Sous le pont qui enjambe la Bléone, juste avant d’entrer à La Javie l’eau coule avec force, boueuse et chargée, elle occupe presque tout le lit de la rivière.
Un homme passe que l’on ne connait pas et lance un salut matinal.
1000 m de dénivelé plus haut, sur le plateau d’Iroire, les ingrédients pour fabriquer l’eau boueuse qui coule en plaine sont réunis.
Névés de neige dans leur processus de lente disparition, comme de grosses larmes blanches sur la joue d’un géant, eau claire qui roule sur une prairie parsemée de bouses et engorgée, nuages lourds d’où s’échappe de temps en temps une averse mêlée de grêle.

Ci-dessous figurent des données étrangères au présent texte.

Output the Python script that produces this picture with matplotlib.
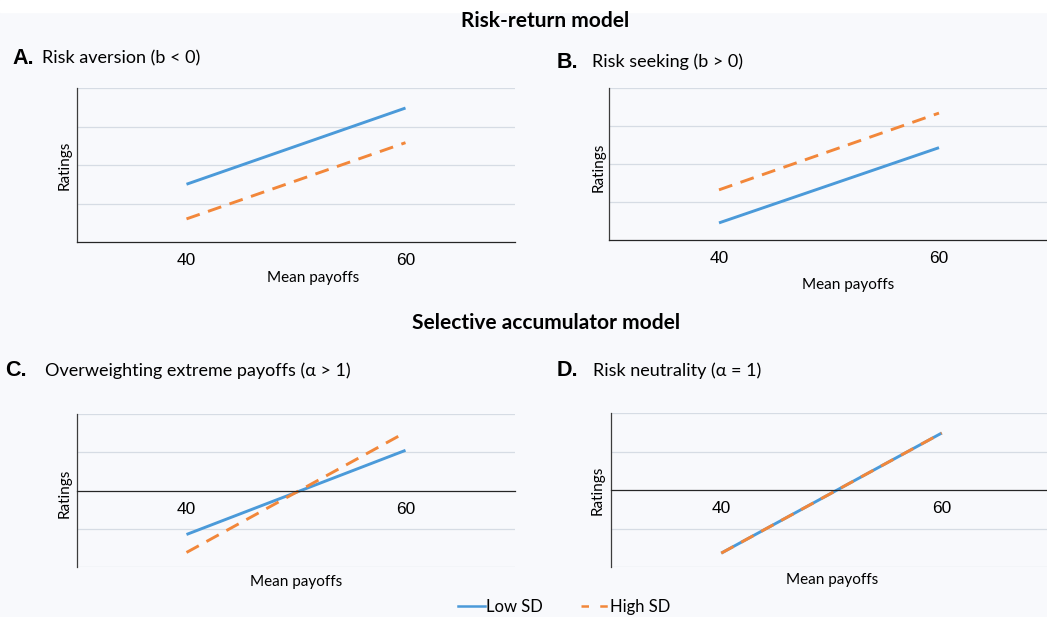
"""Predicted ratings under the risk-return and selective accumulator models."""

import matplotlib.pyplot as plt
from matplotlib.lines import Line2D
from matplotlib.patches import Rectangle

W, H = 1047, 617

mean_payoffs = [40, 60]

# predicted ratings (arbitrary units) at the two mean payoffs
aversion_low = [1.5, 3.48]
aversion_high = [0.6, 2.58]
seeking_low = [0.45, 2.43]
seeking_high = [1.32, 3.34]
overweight_low = [-1.15, 1.05]
overweight_high = [-1.62, 1.52]
neutral_low = [-1.64, 1.48]
neutral_high = [-1.64, 1.48]

BLUE = "#4b9ad9"
ORANGE = "#f2873a"
BG = "#f8f9fc"
GRID = "#d6dce4"
SANS = ["Lato", "DejaVu Sans"]
ARIAL = ["Liberation Sans", "DejaVu Sans"]


def fx(px):
    return px / W


def fy(py):
    return 1 - py / H


def panel(fig, left, top, right, bottom, low, high, centred):
    ax = fig.add_axes([fx(left), fy(bottom), (right - left) / W, (bottom - top) / H])
    ax.set_facecolor(BG)
    ax.set_xlim(30, 70)
    if centred:
        ax.set_ylim(-2, 2)
        ax.set_yticks([-2, -1, 1, 2])
        ax.spines["bottom"].set_position(("data", 0))
    else:
        ax.set_ylim(0, 4)
        ax.set_yticks([1, 2, 3, 4])
    ax.yaxis.grid(True, color=GRID, linewidth=0.9)
    ax.set_axisbelow(True)
    ax.tick_params(axis="y", length=0, labelleft=False)
    ax.set_xticks(mean_payoffs)
    ax.set_xticklabels([str(v) for v in mean_payoffs], fontsize=12.5, family=ARIAL)
    ax.tick_params(axis="x", length=0, pad=8)
    for side in ("top", "right"):
        ax.spines[side].set_visible(False)
    ax.spines["left"].set_color("#3c3c3c")
    ax.spines["left"].set_linewidth(0.9)
    ax.spines["bottom"].set_color("#262626")
    ax.spines["bottom"].set_linewidth(0.9)

    ax.plot(mean_payoffs, low, color=BLUE, linewidth=2.1, solid_capstyle="butt")
    ax.plot(mean_payoffs, high, color=ORANGE, linewidth=2.1, dashes=(4.8, 3.0))
    return ax


def axis_labels(fig, ax, xlabel_xy, ylabel_x, ylabel_y):
    fig.text(fx(xlabel_xy[0]), fy(xlabel_xy[1]), "Mean payoffs", fontsize=11,
             family=SANS, ha="center", va="center")
    fig.text(fx(ylabel_x), fy(ylabel_y), "Ratings", fontsize=11, family=SANS,
             rotation=90, ha="center", va="center")


def heading(fig, letter, text, x_letter, x_text, y):
    fig.text(fx(x_letter), fy(y), letter, fontsize=15.5, fontweight="bold",
             family=ARIAL, ha="left", va="center")
    fig.text(fx(x_text), fy(y), text, fontsize=13, family=SANS,
             ha="left", va="center")


fig = plt.figure(figsize=(W / 100, H / 100), dpi=100, facecolor=BG)
fig.patches.append(Rectangle((0, fy(12)), 1, 12 / H, transform=fig.transFigure,
                             color="white", zorder=0))

fig.text(fx(545), fy(21), "Risk-return model", fontsize=15, fontweight="bold",
         family=SANS, ha="center", va="center")
fig.text(fx(546), fy(323), "Selective accumulator model", fontsize=15,
         fontweight="bold", family=SANS, ha="center", va="center")

ax_a = panel(fig, 77, 88, 515, 242, aversion_low, aversion_high, False)
ax_b = panel(fig, 609, 88, 1049, 240, seeking_low, seeking_high, False)
ax_c = panel(fig, 77, 414, 515, 567, overweight_low, overweight_high, True)
ax_d = panel(fig, 611, 413, 1052, 567, neutral_low, neutral_high, True)

axis_labels(fig, ax_a, (313, 278), 65, 165)
axis_labels(fig, ax_b, (848, 285), 599, 167)
axis_labels(fig, ax_c, (296, 582), 65, 493)
axis_labels(fig, ax_d, (832, 580), 598, 490)

heading(fig, "A.", "Risk aversion (b < 0)", 12, 42, 58)
heading(fig, "B.", "Risk seeking (b > 0)", 557, 592, 62)
heading(fig, "C.", "Overweighting extreme payoffs (\u03b1 > 1)", 5, 45, 371)
heading(fig, "D.", "Risk neutrality (\u03b1 = 1)", 557, 593, 371)

handles = [
    Line2D([], [], color=BLUE, linewidth=1.8),
    Line2D([], [], color=ORANGE, linewidth=1.8, dashes=(3.0, 4.5)),
]
fig.legend(handles, ["Low SD", "High SD"], loc="center", ncol=2,
           bbox_to_anchor=(fx(564), fy(607)), frameon=False,
           prop={"family": SANS, "size": 12}, handlelength=1.6,
           handletextpad=0.1, columnspacing=2.3)

fig.savefig("out.png", dpi=100, facecolor=BG)
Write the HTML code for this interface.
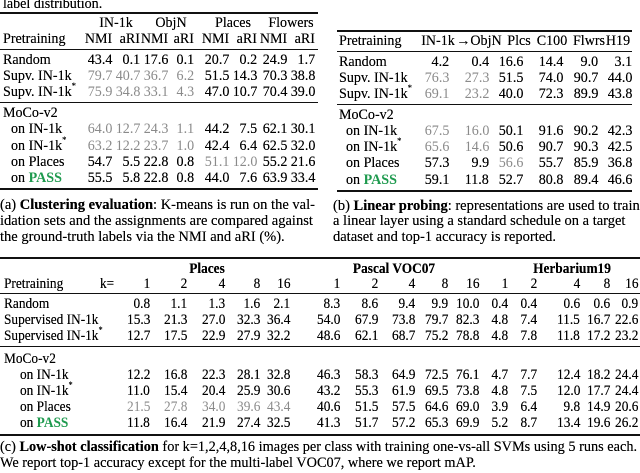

En grimpant sur les Aneliers, au milieu des buissons de myrtilles et de timides crocus blancs on entend le bruit du vent qui se faufile en sifflant dans le bas des vallons.
La fonte des neiges restera toujours un mystère, avec ces paysages qui se façonnent au gré des différentes couches et des caprices du thermomètre.
Paysage unique et éphémère, proche de la peau d’une vache aux formes étranges.
Cet hiver qui n’en finit plus aura vu des records d’accumulation, un niveau jamais atteint depuis 40 ans parait t’il, des écarts de température passant de l’hivernal au quasi estival qui ont rendu au printemps le manteau neigeux impraticable, dangereux car instable.
Le pas s’enfonce jusqu’au sol dans une matière neigeuse devenue marron grâce au sable déposé par le vent chaud venu du Maroc.
C’est triste concède l’enfant à la vue de l’image.
C’est le cycle normal répondra t’on.
Un timide chemin apparaît à la limite terre neige sur le versant ombragé de la montagne.
On dira qu’il s’agit de la frontière entre l’hiver et le printemps, quand le solide devient liquide puis invisible jusqu'au prochain hiver, une passation de pouvoir où les herbes, longtemps aplaties et contenues sous le mètre de neige hivernal, vont reprendre possession du territoire.